Set down exactly the lines from the one with "Convert this chart to Plotly code." to the one with "import plotly.graph_objects as go", both included, and no line outside that range.
— start Data extract —
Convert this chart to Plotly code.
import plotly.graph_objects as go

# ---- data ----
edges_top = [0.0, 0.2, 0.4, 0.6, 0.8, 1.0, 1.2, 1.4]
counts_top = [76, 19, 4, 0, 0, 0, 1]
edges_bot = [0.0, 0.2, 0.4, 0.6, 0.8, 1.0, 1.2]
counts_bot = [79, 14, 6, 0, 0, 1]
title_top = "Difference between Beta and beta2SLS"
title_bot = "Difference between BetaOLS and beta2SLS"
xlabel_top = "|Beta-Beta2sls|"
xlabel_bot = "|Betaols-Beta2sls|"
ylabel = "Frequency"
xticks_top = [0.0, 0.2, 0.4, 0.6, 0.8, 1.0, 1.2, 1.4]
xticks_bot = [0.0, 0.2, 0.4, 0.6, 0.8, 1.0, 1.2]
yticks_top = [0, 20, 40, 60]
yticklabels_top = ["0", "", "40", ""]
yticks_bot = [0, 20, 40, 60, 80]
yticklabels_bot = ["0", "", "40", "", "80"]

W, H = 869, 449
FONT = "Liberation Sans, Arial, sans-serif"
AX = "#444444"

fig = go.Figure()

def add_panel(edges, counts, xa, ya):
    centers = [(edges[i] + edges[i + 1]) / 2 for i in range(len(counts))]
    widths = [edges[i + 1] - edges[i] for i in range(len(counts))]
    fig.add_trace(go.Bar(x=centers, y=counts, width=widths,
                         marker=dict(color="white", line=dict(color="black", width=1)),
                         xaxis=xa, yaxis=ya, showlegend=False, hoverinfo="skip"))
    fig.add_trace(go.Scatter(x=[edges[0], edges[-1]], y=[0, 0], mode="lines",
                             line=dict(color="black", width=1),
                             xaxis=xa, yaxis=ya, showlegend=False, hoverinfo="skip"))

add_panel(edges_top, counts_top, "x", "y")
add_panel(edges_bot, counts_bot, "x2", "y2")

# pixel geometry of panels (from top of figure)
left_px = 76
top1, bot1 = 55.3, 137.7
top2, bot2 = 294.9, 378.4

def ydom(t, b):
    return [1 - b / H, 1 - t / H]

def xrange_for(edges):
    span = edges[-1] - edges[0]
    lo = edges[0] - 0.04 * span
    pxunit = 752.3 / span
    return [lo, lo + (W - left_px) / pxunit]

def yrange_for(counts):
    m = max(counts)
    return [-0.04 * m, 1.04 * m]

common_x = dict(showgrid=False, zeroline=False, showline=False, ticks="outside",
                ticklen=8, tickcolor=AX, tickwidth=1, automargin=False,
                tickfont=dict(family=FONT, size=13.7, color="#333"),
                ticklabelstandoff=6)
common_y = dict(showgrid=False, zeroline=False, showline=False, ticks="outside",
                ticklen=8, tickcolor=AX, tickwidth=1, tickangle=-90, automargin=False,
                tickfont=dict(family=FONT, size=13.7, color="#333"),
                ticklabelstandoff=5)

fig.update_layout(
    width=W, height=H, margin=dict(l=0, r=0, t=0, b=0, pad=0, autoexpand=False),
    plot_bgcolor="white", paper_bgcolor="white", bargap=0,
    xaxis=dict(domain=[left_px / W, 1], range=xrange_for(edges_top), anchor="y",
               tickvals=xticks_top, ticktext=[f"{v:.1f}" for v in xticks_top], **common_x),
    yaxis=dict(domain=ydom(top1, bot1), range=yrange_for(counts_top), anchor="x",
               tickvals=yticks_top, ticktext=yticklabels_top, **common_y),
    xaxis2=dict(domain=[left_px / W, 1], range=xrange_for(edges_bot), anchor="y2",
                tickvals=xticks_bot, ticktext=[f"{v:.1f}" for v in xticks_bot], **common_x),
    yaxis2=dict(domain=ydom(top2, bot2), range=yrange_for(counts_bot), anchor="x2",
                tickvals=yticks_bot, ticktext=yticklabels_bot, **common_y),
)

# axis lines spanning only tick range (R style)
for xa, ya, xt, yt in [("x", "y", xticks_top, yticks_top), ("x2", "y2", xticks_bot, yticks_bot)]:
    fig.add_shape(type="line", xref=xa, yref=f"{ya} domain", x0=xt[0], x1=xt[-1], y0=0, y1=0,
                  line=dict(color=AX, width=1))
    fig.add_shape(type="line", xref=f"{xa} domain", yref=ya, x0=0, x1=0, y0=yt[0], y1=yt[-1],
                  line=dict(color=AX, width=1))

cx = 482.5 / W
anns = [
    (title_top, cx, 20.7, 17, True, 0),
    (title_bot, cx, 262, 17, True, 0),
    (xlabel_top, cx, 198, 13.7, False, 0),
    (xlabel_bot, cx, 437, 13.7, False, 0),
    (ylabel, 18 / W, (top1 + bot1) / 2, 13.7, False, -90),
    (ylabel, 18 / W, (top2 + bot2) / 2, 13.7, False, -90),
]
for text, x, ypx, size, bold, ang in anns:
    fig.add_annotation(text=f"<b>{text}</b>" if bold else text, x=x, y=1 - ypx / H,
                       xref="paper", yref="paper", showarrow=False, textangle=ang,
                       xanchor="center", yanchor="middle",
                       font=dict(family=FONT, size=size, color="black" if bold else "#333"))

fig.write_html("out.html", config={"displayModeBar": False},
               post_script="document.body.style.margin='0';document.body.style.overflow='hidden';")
— end Data extract —
— start Data extract —
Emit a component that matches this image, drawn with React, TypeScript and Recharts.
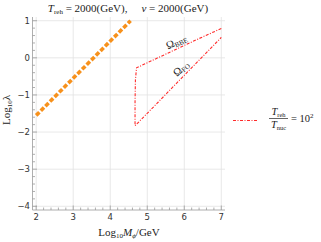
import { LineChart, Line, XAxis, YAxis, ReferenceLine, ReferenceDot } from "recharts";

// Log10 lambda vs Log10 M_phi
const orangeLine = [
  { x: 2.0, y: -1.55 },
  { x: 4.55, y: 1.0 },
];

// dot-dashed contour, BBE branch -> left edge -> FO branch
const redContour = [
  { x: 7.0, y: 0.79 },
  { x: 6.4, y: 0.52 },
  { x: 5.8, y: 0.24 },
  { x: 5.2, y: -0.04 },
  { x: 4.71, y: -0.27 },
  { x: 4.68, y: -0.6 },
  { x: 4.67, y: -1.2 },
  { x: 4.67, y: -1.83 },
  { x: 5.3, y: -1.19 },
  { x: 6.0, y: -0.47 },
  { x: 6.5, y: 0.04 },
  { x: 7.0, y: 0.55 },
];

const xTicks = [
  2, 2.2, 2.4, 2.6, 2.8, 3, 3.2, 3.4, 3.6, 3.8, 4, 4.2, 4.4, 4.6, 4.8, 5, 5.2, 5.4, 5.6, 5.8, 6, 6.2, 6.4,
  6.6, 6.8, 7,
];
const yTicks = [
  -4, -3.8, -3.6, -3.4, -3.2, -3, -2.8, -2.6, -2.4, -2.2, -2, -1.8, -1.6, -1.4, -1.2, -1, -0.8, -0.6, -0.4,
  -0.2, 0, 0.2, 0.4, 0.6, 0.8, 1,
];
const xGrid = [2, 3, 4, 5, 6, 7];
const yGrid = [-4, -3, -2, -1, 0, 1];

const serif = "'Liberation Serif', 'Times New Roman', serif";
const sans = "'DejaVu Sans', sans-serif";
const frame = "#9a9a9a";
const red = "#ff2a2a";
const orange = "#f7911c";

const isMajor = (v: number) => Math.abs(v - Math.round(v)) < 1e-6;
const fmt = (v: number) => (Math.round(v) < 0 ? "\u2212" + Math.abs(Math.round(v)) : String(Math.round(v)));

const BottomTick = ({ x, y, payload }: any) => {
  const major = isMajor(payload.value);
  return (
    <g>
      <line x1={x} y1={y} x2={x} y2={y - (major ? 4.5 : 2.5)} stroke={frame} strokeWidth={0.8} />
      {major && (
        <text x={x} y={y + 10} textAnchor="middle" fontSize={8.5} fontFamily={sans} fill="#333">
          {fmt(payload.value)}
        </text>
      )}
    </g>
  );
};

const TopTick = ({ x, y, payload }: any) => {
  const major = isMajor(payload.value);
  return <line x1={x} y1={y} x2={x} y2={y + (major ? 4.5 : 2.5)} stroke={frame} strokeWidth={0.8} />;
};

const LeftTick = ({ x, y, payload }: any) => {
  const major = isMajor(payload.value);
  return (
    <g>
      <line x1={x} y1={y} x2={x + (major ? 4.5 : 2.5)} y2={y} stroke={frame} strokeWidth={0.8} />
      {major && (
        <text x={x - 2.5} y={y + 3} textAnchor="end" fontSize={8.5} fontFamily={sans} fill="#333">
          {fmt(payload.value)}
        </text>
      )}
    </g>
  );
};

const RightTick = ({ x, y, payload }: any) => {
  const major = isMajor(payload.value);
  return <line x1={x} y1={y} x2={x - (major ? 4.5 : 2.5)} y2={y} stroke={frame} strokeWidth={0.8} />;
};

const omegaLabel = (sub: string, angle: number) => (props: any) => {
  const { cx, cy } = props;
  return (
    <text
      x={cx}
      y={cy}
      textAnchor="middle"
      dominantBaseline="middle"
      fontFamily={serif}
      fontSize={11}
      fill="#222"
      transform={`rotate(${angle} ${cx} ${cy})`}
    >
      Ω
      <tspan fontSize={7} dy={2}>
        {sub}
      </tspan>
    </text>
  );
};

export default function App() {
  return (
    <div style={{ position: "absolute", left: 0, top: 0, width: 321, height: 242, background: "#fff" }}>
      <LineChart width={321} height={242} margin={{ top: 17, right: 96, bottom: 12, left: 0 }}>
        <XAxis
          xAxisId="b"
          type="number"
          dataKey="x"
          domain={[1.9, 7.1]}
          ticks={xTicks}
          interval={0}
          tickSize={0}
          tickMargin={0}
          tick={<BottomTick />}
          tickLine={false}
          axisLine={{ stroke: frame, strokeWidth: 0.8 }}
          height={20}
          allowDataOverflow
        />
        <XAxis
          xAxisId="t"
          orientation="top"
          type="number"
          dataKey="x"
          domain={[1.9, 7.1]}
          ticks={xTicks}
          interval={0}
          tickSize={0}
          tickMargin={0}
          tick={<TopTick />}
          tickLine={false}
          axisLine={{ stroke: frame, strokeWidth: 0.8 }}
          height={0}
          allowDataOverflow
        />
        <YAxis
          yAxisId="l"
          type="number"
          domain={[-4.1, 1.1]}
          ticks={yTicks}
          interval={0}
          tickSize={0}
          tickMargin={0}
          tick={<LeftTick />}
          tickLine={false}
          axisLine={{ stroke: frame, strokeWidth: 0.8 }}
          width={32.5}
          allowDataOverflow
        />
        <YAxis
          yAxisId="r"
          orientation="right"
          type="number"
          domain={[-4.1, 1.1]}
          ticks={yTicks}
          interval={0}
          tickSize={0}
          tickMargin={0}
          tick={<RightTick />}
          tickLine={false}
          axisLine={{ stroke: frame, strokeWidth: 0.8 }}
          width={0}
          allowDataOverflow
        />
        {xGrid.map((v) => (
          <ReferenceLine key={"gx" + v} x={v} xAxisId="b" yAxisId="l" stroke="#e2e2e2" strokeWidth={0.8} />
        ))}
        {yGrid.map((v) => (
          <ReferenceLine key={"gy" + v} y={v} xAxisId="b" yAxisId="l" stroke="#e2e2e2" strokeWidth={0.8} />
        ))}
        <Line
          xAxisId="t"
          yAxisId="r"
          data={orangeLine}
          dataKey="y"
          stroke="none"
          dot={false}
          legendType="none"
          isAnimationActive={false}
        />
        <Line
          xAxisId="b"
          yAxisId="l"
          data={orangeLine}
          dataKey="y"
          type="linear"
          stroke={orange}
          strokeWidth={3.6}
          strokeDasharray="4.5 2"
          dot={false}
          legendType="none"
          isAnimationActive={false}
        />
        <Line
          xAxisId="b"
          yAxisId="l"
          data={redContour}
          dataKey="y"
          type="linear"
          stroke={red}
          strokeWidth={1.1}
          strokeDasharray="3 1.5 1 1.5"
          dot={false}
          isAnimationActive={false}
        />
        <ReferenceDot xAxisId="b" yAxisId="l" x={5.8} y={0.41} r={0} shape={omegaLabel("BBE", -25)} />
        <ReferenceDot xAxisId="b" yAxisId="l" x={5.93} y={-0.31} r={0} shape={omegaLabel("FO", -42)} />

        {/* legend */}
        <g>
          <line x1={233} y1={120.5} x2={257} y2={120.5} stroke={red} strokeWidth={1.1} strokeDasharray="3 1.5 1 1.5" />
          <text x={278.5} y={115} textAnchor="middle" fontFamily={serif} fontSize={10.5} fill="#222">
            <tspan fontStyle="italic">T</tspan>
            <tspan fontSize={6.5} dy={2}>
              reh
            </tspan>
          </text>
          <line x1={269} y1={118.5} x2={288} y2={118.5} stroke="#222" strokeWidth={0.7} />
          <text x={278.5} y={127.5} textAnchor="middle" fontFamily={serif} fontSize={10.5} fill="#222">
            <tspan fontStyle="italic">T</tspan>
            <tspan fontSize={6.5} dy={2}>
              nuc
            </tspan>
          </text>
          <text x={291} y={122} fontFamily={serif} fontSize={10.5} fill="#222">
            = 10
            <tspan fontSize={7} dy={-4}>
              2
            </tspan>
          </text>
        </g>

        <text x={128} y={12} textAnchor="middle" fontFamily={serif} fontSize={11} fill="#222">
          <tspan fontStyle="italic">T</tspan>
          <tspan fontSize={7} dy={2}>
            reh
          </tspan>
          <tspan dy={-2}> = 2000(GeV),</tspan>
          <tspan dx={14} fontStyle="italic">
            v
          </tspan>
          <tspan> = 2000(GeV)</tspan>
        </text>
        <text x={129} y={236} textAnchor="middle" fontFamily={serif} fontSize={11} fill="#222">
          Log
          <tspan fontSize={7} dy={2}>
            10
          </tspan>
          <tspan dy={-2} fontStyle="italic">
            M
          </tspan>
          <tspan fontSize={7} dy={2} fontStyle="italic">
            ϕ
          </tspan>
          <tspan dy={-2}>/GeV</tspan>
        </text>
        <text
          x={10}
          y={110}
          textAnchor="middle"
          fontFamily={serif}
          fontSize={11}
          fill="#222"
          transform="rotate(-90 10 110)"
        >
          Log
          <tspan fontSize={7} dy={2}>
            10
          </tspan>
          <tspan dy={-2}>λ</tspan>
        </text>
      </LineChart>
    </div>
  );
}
— end Data extract —
— start Data extract —
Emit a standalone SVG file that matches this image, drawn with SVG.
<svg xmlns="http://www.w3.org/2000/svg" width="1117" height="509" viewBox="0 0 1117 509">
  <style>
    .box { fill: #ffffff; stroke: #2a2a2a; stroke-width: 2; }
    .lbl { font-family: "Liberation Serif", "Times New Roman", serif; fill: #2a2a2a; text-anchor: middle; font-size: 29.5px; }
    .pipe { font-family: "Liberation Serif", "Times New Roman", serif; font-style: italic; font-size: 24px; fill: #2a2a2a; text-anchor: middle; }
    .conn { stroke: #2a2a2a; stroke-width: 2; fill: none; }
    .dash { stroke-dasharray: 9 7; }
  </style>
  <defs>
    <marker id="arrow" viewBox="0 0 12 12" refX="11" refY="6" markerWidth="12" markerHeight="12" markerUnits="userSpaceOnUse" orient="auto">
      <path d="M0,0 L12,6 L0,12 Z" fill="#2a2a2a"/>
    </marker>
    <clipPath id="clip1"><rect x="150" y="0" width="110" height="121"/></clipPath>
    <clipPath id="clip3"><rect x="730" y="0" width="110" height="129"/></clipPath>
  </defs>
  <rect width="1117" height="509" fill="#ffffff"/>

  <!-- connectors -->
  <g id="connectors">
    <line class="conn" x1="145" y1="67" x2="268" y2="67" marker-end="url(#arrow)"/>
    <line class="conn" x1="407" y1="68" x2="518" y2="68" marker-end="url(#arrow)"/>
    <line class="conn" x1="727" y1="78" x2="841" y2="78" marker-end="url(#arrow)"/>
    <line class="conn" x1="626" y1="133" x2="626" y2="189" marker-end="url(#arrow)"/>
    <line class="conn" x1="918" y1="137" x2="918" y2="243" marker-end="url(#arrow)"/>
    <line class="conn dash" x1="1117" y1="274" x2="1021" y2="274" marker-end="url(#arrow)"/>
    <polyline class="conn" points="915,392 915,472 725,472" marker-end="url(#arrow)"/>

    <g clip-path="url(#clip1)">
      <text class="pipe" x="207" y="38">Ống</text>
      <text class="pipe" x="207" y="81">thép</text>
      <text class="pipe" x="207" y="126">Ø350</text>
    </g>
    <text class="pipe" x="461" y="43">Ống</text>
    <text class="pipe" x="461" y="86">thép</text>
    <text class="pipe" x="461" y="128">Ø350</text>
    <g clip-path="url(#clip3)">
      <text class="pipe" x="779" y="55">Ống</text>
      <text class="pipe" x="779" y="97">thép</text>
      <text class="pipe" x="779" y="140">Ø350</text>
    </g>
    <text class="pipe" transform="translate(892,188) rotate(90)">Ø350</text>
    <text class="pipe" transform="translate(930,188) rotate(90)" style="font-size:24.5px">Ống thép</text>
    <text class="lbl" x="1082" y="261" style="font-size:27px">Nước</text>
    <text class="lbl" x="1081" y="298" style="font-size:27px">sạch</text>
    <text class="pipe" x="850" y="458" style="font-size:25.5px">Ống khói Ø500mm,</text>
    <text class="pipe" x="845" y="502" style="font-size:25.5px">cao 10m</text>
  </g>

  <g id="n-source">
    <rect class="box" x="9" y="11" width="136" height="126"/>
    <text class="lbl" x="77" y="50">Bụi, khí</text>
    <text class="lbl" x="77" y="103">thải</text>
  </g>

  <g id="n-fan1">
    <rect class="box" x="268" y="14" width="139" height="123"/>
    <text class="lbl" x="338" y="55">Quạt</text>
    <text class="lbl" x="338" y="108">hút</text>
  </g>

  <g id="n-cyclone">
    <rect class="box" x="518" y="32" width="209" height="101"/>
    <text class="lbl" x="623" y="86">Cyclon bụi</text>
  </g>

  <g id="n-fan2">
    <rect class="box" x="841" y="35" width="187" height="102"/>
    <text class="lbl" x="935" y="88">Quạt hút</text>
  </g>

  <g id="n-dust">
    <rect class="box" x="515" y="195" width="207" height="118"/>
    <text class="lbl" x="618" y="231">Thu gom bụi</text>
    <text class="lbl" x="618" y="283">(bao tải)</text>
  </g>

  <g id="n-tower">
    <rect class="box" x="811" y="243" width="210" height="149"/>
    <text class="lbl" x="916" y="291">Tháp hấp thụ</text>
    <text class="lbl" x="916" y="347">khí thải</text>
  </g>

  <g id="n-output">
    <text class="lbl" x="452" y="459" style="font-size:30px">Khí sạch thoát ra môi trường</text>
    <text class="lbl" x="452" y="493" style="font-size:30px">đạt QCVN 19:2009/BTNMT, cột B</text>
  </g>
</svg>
— end Data extract —
◆ Solution to this exercise
Convert this chart to Plotly code.
import plotly.graph_objects as go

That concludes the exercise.